When the elderly smile: The friars and the young people of the parish visit the elderly on the Feast of St. Barbara | Custodia Terrae Sanctae

When the elderly smile: The friars and the young people of the parish visit the elderly on the Feast of St. Barbara

Jerusalem, December 2nd, 2011

On the afternoon of Friday December 2nd, a group of young Franciscan friars of the Custody of the Holy Land organized the traditional visit to the elderly in the Christian Quarter of the Old City of Jerusalem, on the Feast of St. Barbara which falls on December 4th, and to whom the local population are particularly devoted. Together with Father Badie Elias, Vocational Animator for the Holy Land, who worked to promote the initiative, Brother Sandro Tomašević, Brother Claudio Lotterman and Brother Bernardo Moya with their guitars, as well as Brother Luai Bsharat, Brother David Grenier and Brother Ayman Bathish, met at the home of a Palestinian family that is particularly sensitive to and active in the parish. They were also joined by several young Christians from the parish of St. Saviour, as well as a boy who played the trumpet beautifully. Small portions of the dessert of St. Barbara, made from wheat, raisins and chopped almonds, had already been prepared and wrapped, ready to be distributed to homes during the visit. According to the legend, Barbara, of ardent Christian faith and determined to dedicate her life to God, while imprisoned in a tower that her pagan father had built to keep her out of reach of her suitors, was fed kernels of wheat by the birds. This led to the tradition of preparing desserts using wheat on the Saint’s Feast.

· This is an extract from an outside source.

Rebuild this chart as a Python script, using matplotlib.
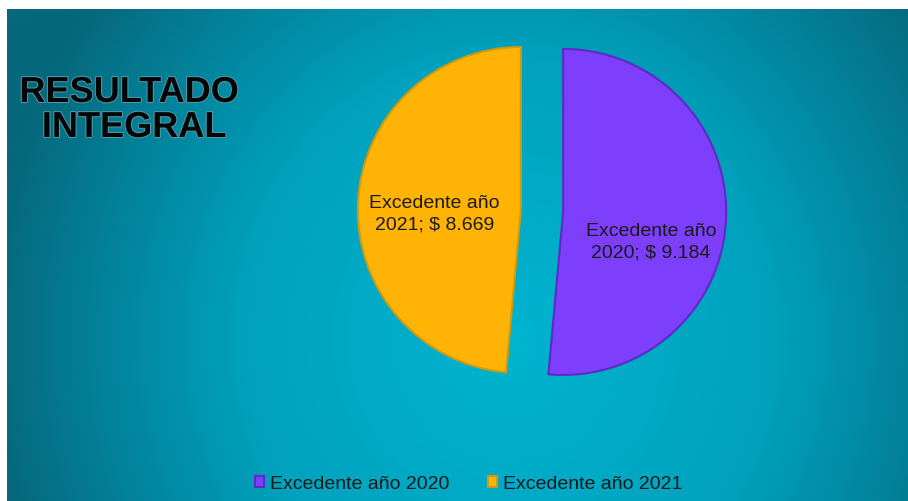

Going into the street, many children of all ages gathered around the group and accompanied them excitedly and joyously along their route. Together, to the songs dedicated to St. Barbara and the festive music of the guitars, they followed the narrow alleys in the Old City, where many small doors lead into a warren of small apartments, connected by steep flights of steps and landings. Many of these homes belong to the Franciscan Custody, which offers them rent-free to the people and families in greatest need, while in other cases, contributes to the rent and, when necessary, carries out the most urgent renovation and maintenance. “We know and visit more than 100 elderly people,” Father Badie says with great emotion, “and we look after their needs. Not all these people have a serene family situation where they can be looked after and helped. There are cases of loneliness and abandonment, where the material poverty, difficulties and deprivation the elderly have to cope with are obvious. Going into their homes and visiting them, we can get to know how they live and take action, offering the resources and help necessary to solve the most urgent problems and help them in the most delicate situations.” The young people of the parish, in their turn, are close to the elderly in the neighbourhood, visiting them often, spending time with them and praying with them. On their visit, the Franciscan friars bring holy water to sprinkle in the homes and bless the people living there, accompanying this moment with a short prayer together.

It is a simple gesture, with humble people, but which shows just how great and beautiful human and Christian love and solidarity can be. “We find a lot of elderly people who are greatly moved when we ask them how they are,” Father Badie also tells us. “But for us, it is sufficient to see for a second their faces grow calm, relax and a smile appear on them. Their joy is our greatest gratification.” In these small homes, even in the poorest, among the many signs of the Christian faith that outline their identity, something really extraordinary takes place, the encounter stays in the hearts of them all like a gift, renewing their trust in man because “as long as a human being can be warmed by another’s warmth, the extreme bitterness that renders insensitive has no power over him” (Siegfried Kracauer).